▸ **Instructions to follow**
Write out the material exactly, with the pictures left out.

★ ★ ★ ★ ★ ★ ★

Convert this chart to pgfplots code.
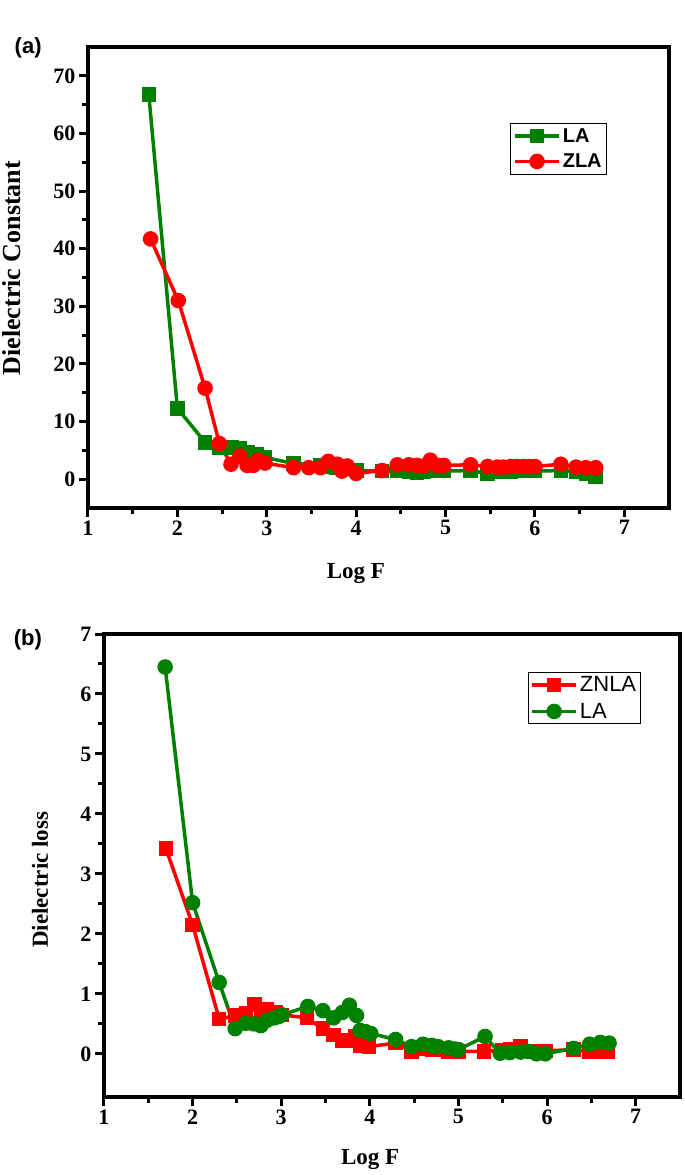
\documentclass[border=0pt]{standalone}
\usepackage{fontspec}
\setmainfont{Liberation Serif}
\newfontfamily\arial{Liberation Sans}
\usepackage{pgfplots}
\pgfplotsset{compat=1.18}
\definecolor{lagreen}{RGB}{0,128,0}
\definecolor{lared}{RGB}{255,0,0}

% shared look of both panels
\pgfplotsset{
  dielectric/.style={
    scale only axis, clip=false,
    xmin=1, xmax=7.5, xtick={1,...,7}, minor x tick num=1,
    axis line style={line width=4pt},
    tick style={line width=3pt, black},
    major tick length=9pt, minor tick length=6pt,
    tick align=outside, xtick pos=bottom, ytick pos=left,
    /pgf/number format/assume math mode=true,
    tick label style={font=\fontsize{22}{22}\selectfont\bfseries},
    label style={font=\fontsize{23}{23}\selectfont\bfseries},
    legend cell align=left,
    legend image code/.code={\draw[mark repeat=2,mark phase=2,##1] plot coordinates {(0pt,0pt) (22pt,0pt) (44pt,0pt)};},
  }
}

\begin{document}
\begin{tikzpicture}
\path[use as bounding box] (0pt,0pt) rectangle (685pt,-1175pt);

% (a) dielectric constant
\begin{axis}[dielectric,
  at={(88pt,-508pt)}, anchor=south west,
  width=581pt, height=461pt,
  ymin=-5, ymax=75, ytick={0,10,...,70}, minor y tick num=1,
  xlabel={Log F}, ylabel={Dielectric Constant},
  xlabel style={at={(axis description cs:0.461,-0.141)}, anchor=center},
  ylabel style={at={(axis description cs:-0.131,0.52)}, anchor=center, font=\fontsize{26}{26}\selectfont\bfseries},
  legend style={at={(axis description cs:0.726,0.835)}, anchor=north west,
    draw=black, line width=1pt, font=\arial\bfseries\fontsize{20}{22}\selectfont,
    inner sep=3pt, row sep=6pt},
]
\addplot[color=lagreen, line width=3.5pt, mark=square*, mark size=5.5pt, mark options={solid}] coordinates {
(1.68,66.8) (2.00,12.3) (2.31,6.4) (2.47,5.5) (2.61,5.5) (2.70,5.3) (2.79,4.7)
(2.89,4.3) (2.98,3.8) (3.30,2.7) (3.60,2.5) (3.73,2.2) (3.78,2.0) (3.90,1.8)
(4.01,1.5) (4.29,1.4) (4.46,1.4) (4.59,1.3) (4.68,1.2) (4.76,1.3) (4.83,1.4)
(4.91,1.4) (4.98,1.4) (5.28,1.5) (5.47,1.0) (5.58,1.3) (5.65,1.3) (5.73,1.3)
(5.80,1.4) (5.87,1.4) (5.94,1.4) (6.00,1.4) (6.29,1.5) (6.46,1.3) (6.57,0.9)
(6.68,0.4)};
\addlegendentry{LA}
\addplot[color=lared, line width=3.5pt, mark=*, mark size=6pt, mark options={solid}] coordinates {
(1.70,41.7) (2.01,31.0) (2.31,15.8) (2.47,6.2) (2.60,2.6) (2.70,4.0) (2.78,2.4)
(2.85,2.4) (2.90,3.3) (2.98,2.8) (3.30,2.0) (3.47,2.0) (3.60,2.0) (3.69,3.1)
(3.79,2.6) (3.84,1.4) (3.90,2.3) (4.00,1.0) (4.29,1.5) (4.46,2.5) (4.59,2.5)
(4.68,2.4) (4.76,2.3) (4.83,3.3) (4.91,2.4) (4.98,2.4) (5.28,2.5) (5.47,2.2)
(5.58,2.1) (5.65,2.1) (5.73,2.2) (5.80,2.2) (5.87,2.2) (5.94,2.2) (6.00,2.2)
(6.29,2.6) (6.46,2.1) (6.57,2.0) (6.68,2.0)};
\addlegendentry{ZLA}
\node[font=\arial\bfseries\fontsize{22}{22}\selectfont] at (axis description cs:-0.103,0.998) {(a)};
\end{axis}

% (b) dielectric loss
\begin{axis}[dielectric,
  at={(104pt,-1097pt)}, anchor=south west,
  width=576pt, height=463pt,
  ymin=-0.72, ymax=7, ytick={0,...,7}, minor y tick num=1,
  xlabel={Log F}, ylabel={Dielectric loss},
  xlabel style={at={(axis description cs:0.462,-0.136)}, anchor=center},
  ylabel style={at={(axis description cs:-0.111,0.469)}, anchor=center},
  legend style={at={(axis description cs:0.736,0.918)}, anchor=north west,
    draw=black, line width=1pt, font=\arial\fontsize{22}{24}\selectfont,
    inner sep=2pt, row sep=6pt},
]
\addplot[color=lared, line width=3.5pt, mark=square*, mark size=5.5pt, mark options={solid}] coordinates {
(1.70,3.42) (2.00,2.15) (2.30,0.58) (2.48,0.64) (2.60,0.67) (2.70,0.82) (2.77,0.60)
(2.84,0.75) (2.94,0.69) (3.01,0.65) (3.29,0.60) (3.47,0.42) (3.59,0.31) (3.69,0.21)
(3.76,0.22) (3.84,0.29) (3.89,0.13) (3.99,0.12) (4.29,0.18) (4.47,0.04) (4.59,0.08)
(4.70,0.07) (4.79,0.06) (4.89,0.04) (4.96,0.04) (5.00,0.04) (5.29,0.04) (5.49,0.06)
(5.58,0.08) (5.70,0.13) (5.81,0.05) (5.88,0.05) (5.98,0.05) (6.30,0.07) (6.48,0.03)
(6.60,0.03) (6.69,0.03)};
\addlegendentry{ZNLA}
\addplot[color=lagreen, line width=3.5pt, mark=*, mark size=6pt, mark options={solid}] coordinates {
(1.69,6.45) (2.00,2.52) (2.30,1.19) (2.48,0.42) (2.60,0.51) (2.69,0.50) (2.77,0.47)
(2.84,0.56) (2.92,0.60) (2.97,0.62) (3.01,0.65) (3.30,0.79) (3.47,0.72) (3.59,0.60)
(3.69,0.69) (3.77,0.81) (3.85,0.64) (3.89,0.39) (3.95,0.37) (4.01,0.34) (4.29,0.24)
(4.47,0.12) (4.60,0.16) (4.70,0.14) (4.77,0.12) (4.89,0.10) (4.96,0.08) (5.00,0.07)
(5.30,0.29) (5.47,0.01) (5.58,0.02) (5.70,0.03) (5.79,0.04) (5.88,0.00) (5.98,0.00)
(6.30,0.09) (6.48,0.16) (6.60,0.19) (6.70,0.18)};
\addlegendentry{LA}
\node[font=\arial\bfseries\fontsize{22}{22}\selectfont] at (axis description cs:-0.132,0.987) {(b)};
\end{axis}
\end{tikzpicture}
\end{document}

★ ★ ★ ★ ★ ★ ★

▸ **Complete answer**
Convert this chart to pgfplots code.
\documentclass[border=0pt]{standalone}
\usepackage{fontspec}
\setmainfont{Liberation Serif}
\newfontfamily\arial{Liberation Sans}
\usepackage{pgfplots}
\pgfplotsset{compat=1.18}
\definecolor{lagreen}{RGB}{0,128,0}
\definecolor{lared}{RGB}{255,0,0}

% shared look of both panels
\pgfplotsset{
  dielectric/.style={
    scale only axis, clip=false,
    xmin=1, xmax=7.5, xtick={1,...,7}, minor x tick num=1,
    axis line style={line width=4pt},
    tick style={line width=3pt, black},
    major tick length=9pt, minor tick length=6pt,
    tick align=outside, xtick pos=bottom, ytick pos=left,
    /pgf/number format/assume math mode=true,
    tick label style={font=\fontsize{22}{22}\selectfont\bfseries},
    label style={font=\fontsize{23}{23}\selectfont\bfseries},
    legend cell align=left,
    legend image code/.code={\draw[mark repeat=2,mark phase=2,##1] plot coordinates {(0pt,0pt) (22pt,0pt) (44pt,0pt)};},
  }
}

\begin{document}
\begin{tikzpicture}
\path[use as bounding box] (0pt,0pt) rectangle (685pt,-1175pt);

% (a) dielectric constant
\begin{axis}[dielectric,
  at={(88pt,-508pt)}, anchor=south west,
  width=581pt, height=461pt,
  ymin=-5, ymax=75, ytick={0,10,...,70}, minor y tick num=1,
  xlabel={Log F}, ylabel={Dielectric Constant},
  xlabel style={at={(axis description cs:0.461,-0.141)}, anchor=center},
  ylabel style={at={(axis description cs:-0.131,0.52)}, anchor=center, font=\fontsize{26}{26}\selectfont\bfseries},
  legend style={at={(axis description cs:0.726,0.835)}, anchor=north west,
    draw=black, line width=1pt, font=\arial\bfseries\fontsize{20}{22}\selectfont,
    inner sep=3pt, row sep=6pt},
]
\addplot[color=lagreen, line width=3.5pt, mark=square*, mark size=5.5pt, mark options={solid}] coordinates {
(1.68,66.8) (2.00,12.3) (2.31,6.4) (2.47,5.5) (2.61,5.5) (2.70,5.3) (2.79,4.7)
(2.89,4.3) (2.98,3.8) (3.30,2.7) (3.60,2.5) (3.73,2.2) (3.78,2.0) (3.90,1.8)
(4.01,1.5) (4.29,1.4) (4.46,1.4) (4.59,1.3) (4.68,1.2) (4.76,1.3) (4.83,1.4)
(4.91,1.4) (4.98,1.4) (5.28,1.5) (5.47,1.0) (5.58,1.3) (5.65,1.3) (5.73,1.3)
(5.80,1.4) (5.87,1.4) (5.94,1.4) (6.00,1.4) (6.29,1.5) (6.46,1.3) (6.57,0.9)
(6.68,0.4)};
\addlegendentry{LA}
\addplot[color=lared, line width=3.5pt, mark=*, mark size=6pt, mark options={solid}] coordinates {
(1.70,41.7) (2.01,31.0) (2.31,15.8) (2.47,6.2) (2.60,2.6) (2.70,4.0) (2.78,2.4)
(2.85,2.4) (2.90,3.3) (2.98,2.8) (3.30,2.0) (3.47,2.0) (3.60,2.0) (3.69,3.1)
(3.79,2.6) (3.84,1.4) (3.90,2.3) (4.00,1.0) (4.29,1.5) (4.46,2.5) (4.59,2.5)
(4.68,2.4) (4.76,2.3) (4.83,3.3) (4.91,2.4) (4.98,2.4) (5.28,2.5) (5.47,2.2)
(5.58,2.1) (5.65,2.1) (5.73,2.2) (5.80,2.2) (5.87,2.2) (5.94,2.2) (6.00,2.2)
(6.29,2.6) (6.46,2.1) (6.57,2.0) (6.68,2.0)};
\addlegendentry{ZLA}
\node[font=\arial\bfseries\fontsize{22}{22}\selectfont] at (axis description cs:-0.103,0.998) {(a)};
\end{axis}

% (b) dielectric loss
\begin{axis}[dielectric,
  at={(104pt,-1097pt)}, anchor=south west,
  width=576pt, height=463pt,
  ymin=-0.72, ymax=7, ytick={0,...,7}, minor y tick num=1,
  xlabel={Log F}, ylabel={Dielectric loss},
  xlabel style={at={(axis description cs:0.462,-0.136)}, anchor=center},
  ylabel style={at={(axis description cs:-0.111,0.469)}, anchor=center},
  legend style={at={(axis description cs:0.736,0.918)}, anchor=north west,
    draw=black, line width=1pt, font=\arial\fontsize{22}{24}\selectfont,
    inner sep=2pt, row sep=6pt},
]
\addplot[color=lared, line width=3.5pt, mark=square*, mark size=5.5pt, mark options={solid}] coordinates {
(1.70,3.42) (2.00,2.15) (2.30,0.58) (2.48,0.64) (2.60,0.67) (2.70,0.82) (2.77,0.60)
(2.84,0.75) (2.94,0.69) (3.01,0.65) (3.29,0.60) (3.47,0.42) (3.59,0.31) (3.69,0.21)
(3.76,0.22) (3.84,0.29) (3.89,0.13) (3.99,0.12) (4.29,0.18) (4.47,0.04) (4.59,0.08)
(4.70,0.07) (4.79,0.06) (4.89,0.04) (4.96,0.04) (5.00,0.04) (5.29,0.04) (5.49,0.06)
(5.58,0.08) (5.70,0.13) (5.81,0.05) (5.88,0.05) (5.98,0.05) (6.30,0.07) (6.48,0.03)
(6.60,0.03) (6.69,0.03)};
\addlegendentry{ZNLA}
\addplot[color=lagreen, line width=3.5pt, mark=*, mark size=6pt, mark options={solid}] coordinates {
(1.69,6.45) (2.00,2.52) (2.30,1.19) (2.48,0.42) (2.60,0.51) (2.69,0.50) (2.77,0.47)
(2.84,0.56) (2.92,0.60) (2.97,0.62) (3.01,0.65) (3.30,0.79) (3.47,0.72) (3.59,0.60)
(3.69,0.69) (3.77,0.81) (3.85,0.64) (3.89,0.39) (3.95,0.37) (4.01,0.34) (4.29,0.24)
(4.47,0.12) (4.60,0.16) (4.70,0.14) (4.77,0.12) (4.89,0.10) (4.96,0.08) (5.00,0.07)
(5.30,0.29) (5.47,0.01) (5.58,0.02) (5.70,0.03) (5.79,0.04) (5.88,0.00) (5.98,0.00)
(6.30,0.09) (6.48,0.16) (6.60,0.19) (6.70,0.18)};
\addlegendentry{LA}
\node[font=\arial\bfseries\fontsize{22}{22}\selectfont] at (axis description cs:-0.132,0.987) {(b)};
\end{axis}
\end{tikzpicture}
\end{document}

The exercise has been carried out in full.